THESE M.B.A. STUDENTS AVERAGE 22% WITH A FORMULA YOU COULD COPY
By RUTH SIMON

(MONEY Magazine) – Would you invest your money in a mutual fund managed by a group of business school students? Well, 43 well-heeled investors, including the chief financial officer of EDS and a managing director at blue-chip brokerage J.P. Morgan, are doing just that. They're shareholders in the two-year-old, $3.3 million MBA Investment Fund, run by 15 M.B.A. students at the University of Texas at Austin under the supervision of finance department chairman George Gau. So far, MBA's returns haven't been too shabby: During its first 15 months, the fund returned an average of 22% annually, beating Standard & Poor's 500 by more than three percentage points.

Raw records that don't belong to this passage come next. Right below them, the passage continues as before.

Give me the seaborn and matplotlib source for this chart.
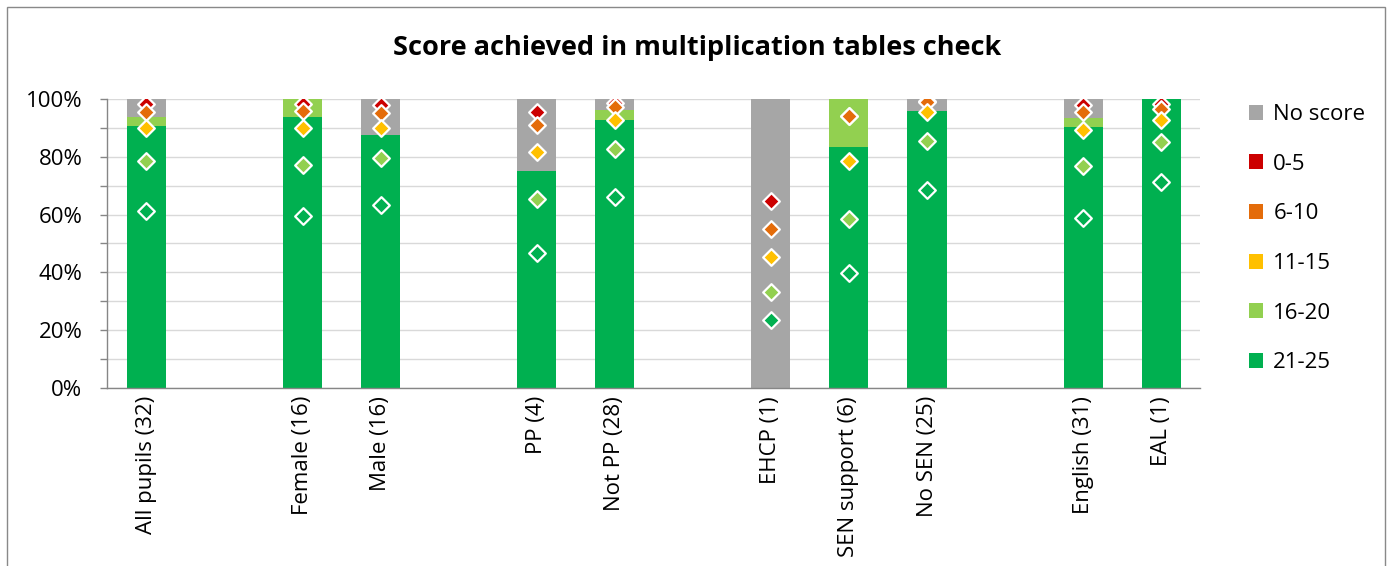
import matplotlib
matplotlib.use("Agg")
import matplotlib.pyplot as plt
from matplotlib.patches import Patch, Rectangle
import numpy as np
import pandas as pd
import seaborn as sns

# category slots, blanks keep the gaps between groups
slots = ["All pupils (32)", " ", "Female (16)", "Male (16)", "  ", "PP (4)",
         "Not PP (28)", "   ", "EHCP (1)", "SEN support (6)", "No SEN (25)",
         "    ", "English (31)", "EAL (1)"]
groups = ["All pupils (32)", "Female (16)", "Male (16)", "PP (4)", "Not PP (28)",
          "EHCP (1)", "SEN support (6)", "No SEN (25)", "English (31)", "EAL (1)"]
pupils = [32, 16, 16, 4, 28, 1, 6, 25, 31, 1]

# pupil counts in each score band
n_21_25 = [29, 15, 14, 3, 26, 0, 5, 24, 28, 1]
n_16_20 = [1, 1, 0, 0, 1, 0, 1, 0, 1, 0]
n_11_15 = [0, 0, 0, 0, 0, 0, 0, 0, 0, 0]
n_6_10 = [0, 0, 0, 0, 0, 0, 0, 0, 0, 0]
n_0_5 = [0, 0, 0, 0, 0, 0, 0, 0, 0, 0]
n_none = [2, 0, 2, 1, 1, 1, 0, 1, 2, 0]

# comparison markers, cumulative %
cmp_21_25 = [61.4, 59.5, 63.3, 46.8, 66.1, 23.6, 39.7, 68.5, 58.7, 71.2]
cmp_16_20 = [78.6, 77.2, 79.8, 65.5, 82.8, 33.2, 58.4, 85.6, 76.8, 85.1]
cmp_11_15 = [89.9, 90.2, 90.2, 81.6, 92.7, 45.2, 78.5, 95.5, 89.4, 92.9]
cmp_6_10 = [95.6, 96.0, 95.4, 91.2, 97.4, 54.9, 94.1, 99.2, 95.5, 96.5]
cmp_0_5 = [98.2, 98.4, 98.0, 95.6, 98.6, 64.6, 94.3, 99.5, 98.0, 98.2]

bands = ["No score", "0-5", "6-10", "11-15", "16-20", "21-25"]
colors = {"No score": "#a6a6a6", "0-5": "#cc0000", "6-10": "#e46c0a",
          "11-15": "#ffc000", "16-20": "#92d050", "21-25": "#00b050"}


def main():
    sns.set_theme(style="white")
    plt.rcParams["font.family"] = ["Open Sans", "DejaVu Sans"]
    plt.rcParams["text.color"] = "black"
    plt.rcParams["xtick.labelcolor"] = "black"
    plt.rcParams["ytick.labelcolor"] = "black"

    df = pd.DataFrame({"group": groups, "pupils": pupils,
                       "21-25": n_21_25, "16-20": n_16_20, "11-15": n_11_15,
                       "6-10": n_6_10, "0-5": n_0_5, "No score": n_none})
    # cumulative share, best band at the bottom
    stack = ["21-25", "16-20", "11-15", "6-10", "0-5", "No score"]
    cum = df[stack].cumsum(axis=1).div(df["pupils"], axis=0)

    fig = plt.figure(figsize=(13.92, 5.66), dpi=100)
    ax = fig.add_axes([0.0772, 0.315, 0.785, 0.5096])

    for band in stack[::-1]:
        sns.barplot(x=df["group"], y=cum[band], order=slots, color=colors[band],
                    saturation=1, width=0.5, errorbar=None, linewidth=0,
                    ax=ax, zorder=2)

    markers = [("0-5", cmp_0_5), ("6-10", cmp_6_10), ("11-15", cmp_11_15),
               ("16-20", cmp_16_20), ("21-25", cmp_21_25)]
    for band, vals in markers:
        sns.stripplot(x=groups, y=np.array(vals) / 100, order=slots, jitter=False,
                      marker="D", color=colors[band], edgecolor="white",
                      linewidth=1.6, size=8.5, ax=ax, zorder=4, legend=False)

    ax.set_xlim(-0.5, len(slots) - 0.5)
    ax.set_ylim(0, 1)
    ax.set_xlabel("")
    ax.set_ylabel("")
    ax.set_xticks(range(len(slots)))
    ax.set_xticklabels(slots, rotation=90, fontsize=16, va="top")
    ax.set_xticks(np.arange(-0.5, len(slots), 1), minor=True)
    ax.tick_params(axis="x", which="major", length=0, pad=6)
    ax.tick_params(axis="x", which="minor", length=5, color="#868686", width=1)
    ax.set_yticks(np.arange(0, 1.01, 0.2))
    ax.set_yticklabels([f"{int(v)}%" for v in range(0, 101, 20)], fontsize=16)
    ax.set_yticks(np.arange(0.1, 1.0, 0.2), minor=True)
    ax.tick_params(axis="y", which="both", length=5, color="#868686", width=1,
                   left=True, pad=13)
    ax.grid(axis="y", which="both", color="#d9d9d9", linewidth=1, zorder=0)
    ax.set_axisbelow(True)
    sns.despine(ax=ax)
    for side in ["left", "bottom"]:
        ax.spines[side].set_color("#868686")
        ax.spines[side].set_linewidth(1)

    handles = [Patch(facecolor=colors[b], edgecolor="none", label=b) for b in bands]
    fig.legend(handles=handles, loc="upper left",
               bbox_to_anchor=(1240 / 1392, 1 - 95 / 566), frameon=False,
               fontsize=16, handlelength=0.65, handleheight=0.65,
               handletextpad=0.45, labelspacing=1.29, borderaxespad=0)

    fig.text(0.5007, 1 - 48 / 566, "Score achieved in multiplication tables check",
             ha="center", va="center", fontsize=19.5, fontweight="bold")

    fig.patches.append(Rectangle((7 / 1392, -0.05), (1385 - 7) / 1392, 1.05 - 7 / 566,
                                 transform=fig.transFigure, fill=False,
                                 edgecolor="#898989", linewidth=1))

    fig.savefig("out.png", dpi=100)


if __name__ == "__main__":
    main()
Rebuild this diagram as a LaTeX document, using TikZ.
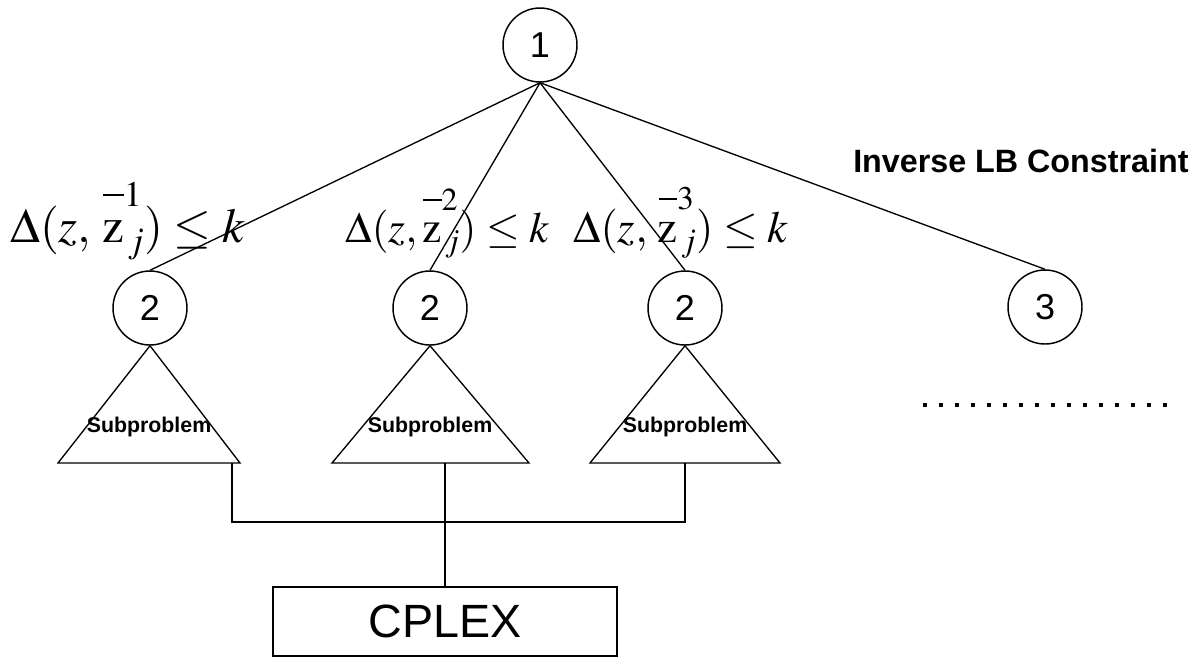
\documentclass[tikz,border=0pt]{standalone}
\usepackage{mathptmx}
\usepackage[no-math]{fontspec}
\setmainfont{Liberation Serif}
\newfontfamily\arial{Liberation Sans}
\newcommand{\zb}[1]{\mathrm{z}\llap{\rule[0.95em]{0.42em}{0.04em}}\rlap{\raisebox{0.72em}{$\scriptstyle #1$}}\raisebox{-0.22em}{$\scriptstyle\,j$}}
\tikzset{
  tnode/.style={circle,draw,line width=1.1pt,minimum size=55.5pt,inner sep=0pt,font=\arial\fontsize{27}{30}\selectfont},
  subp/.style={anchor=base,inner sep=0pt,font=\arial\bfseries\fontsize{16}{18}\selectfont},
  cons/.style={anchor=base west,inner sep=0pt},
  edge/.style={line width=1.0pt},
  dotrow/.style={line width=3pt,dash pattern=on 3pt off 9pt}
}
\begin{document}
\begin{tikzpicture}[x=0.75pt,y=-0.75pt]
\useasboundingbox (0,0) rectangle (1199,658);
% tree nodes
\node[tnode] (n1) at (540,45) {1};
\node[tnode] (n2a) at (150,308) {2};
\node[tnode] (n2b) at (430,308) {2};
\node[tnode] (n2c) at (685,308) {2};
\node[tnode] (n3) at (1045,307) {3};
% edges
\draw[edge] (n1.south) -- (n2a.north);
\draw[edge] (n1.south) -- (n2b.north);
\draw[edge] (n1.south) -- (n2c.north);
\draw[edge] (n1.south) -- (n3.north);
% labels
\node[cons,font=\fontsize{36.5}{40}\selectfont] (la) at (10,242) {$\Delta(z,\,\zb{1})\le k$};
\node[cons,font=\fontsize{32.5}{36}\selectfont] (lb) at (345,242) {$\Delta(z,\zb{2})\le k$};
\node[cons,font=\fontsize{33.5}{37}\selectfont] (lc) at (573,242) {$\Delta(z,\,\zb{3})\le k$};
\node[anchor=base west,inner sep=0pt,font=\arial\bfseries\fontsize{24.2}{27}\selectfont] (inv) at (853,172) {Inverse LB Constraint};
% triangles
\coordinate (t1l) at (58,463); \coordinate (t1r) at (240,463);
\coordinate (t2l) at (332,463); \coordinate (t2r) at (529,463);
\coordinate (t3l) at (590,463); \coordinate (t3r) at (780,463);
\draw[edge,line join=miter] (n2a.south) -- (t1l) -- (t1r) -- cycle;
\draw[edge,line join=miter] (n2b.south) -- (t2l) -- (t2r) -- cycle;
\draw[edge,line join=miter] (n2c.south) -- (t3l) -- (t3r) -- cycle;
\node[subp] (s1) at (149,432) {Subproblem};
\node[subp] (s2) at (430,432) {Subproblem};
\node[subp] (s3) at (685,432) {Subproblem};
% dots
\coordinate (d1) at (923,405); \coordinate (d2) at (1167,405);
\draw[dotrow] (d1) -- (d2);
% CPLEX
\node[draw,line width=1.3pt,minimum width=258pt,minimum height=51.75pt,inner sep=0pt,font=\arial\fontsize{35}{40}\selectfont] (cplex) at (445,621.5) {CPLEX};
\coordinate (b1) at (232,463);
\coordinate (b2) at (445,463);
\coordinate (b3) at (685,463);
\draw[edge] (b1) -- (232,522) -| (b3);
\draw[edge] (b2) -- (cplex.north);
\end{tikzpicture}
\end{document}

Individual investors, take note: You can use many of the techniques the students employ. The MBA fund, which invests mainly in growth stocks like Intel and Citicorp, follows a two-pronged strategy. First, the group identifies economic sectors it thinks will outperform the S&P over a 12- to 18-month period. Each student is then assigned one sector and told to find worthy investment candidates in it. In this respect, it operates much like an investment club. Before a stock is added to the portfolio, it must pass muster with the five students who make up the investment team and an outside investment pro who advises the fund. "It's always valuable to get an outside opinion before buying a stock, because people working in a group tend to want to support each other," says Gau. Stocks are generally liquidated if they fall 15% to 20% below their purchase price. Students are also assigned to jobs as the fund's trader, portfolio manager, economist and research director. The MBA fund has some special advantages, though, like an $8.5 million trading and research center that gives students access to the same sophisticated information the pros use.

The fund's stunning 19.7% gain for its first six months, ended May 31, 1995, put it in the top 5% of U.S. diversified funds. For the nine months ended Feb. 28, 1996 (the fund changed its fiscal year), it was in the top 28%.

These days the fund is reducing its risk by going for big, relatively stable companies. Two recent picks: Boeing (New York Stock Exchange, $91.50) and McDonald's (NYSE, $47).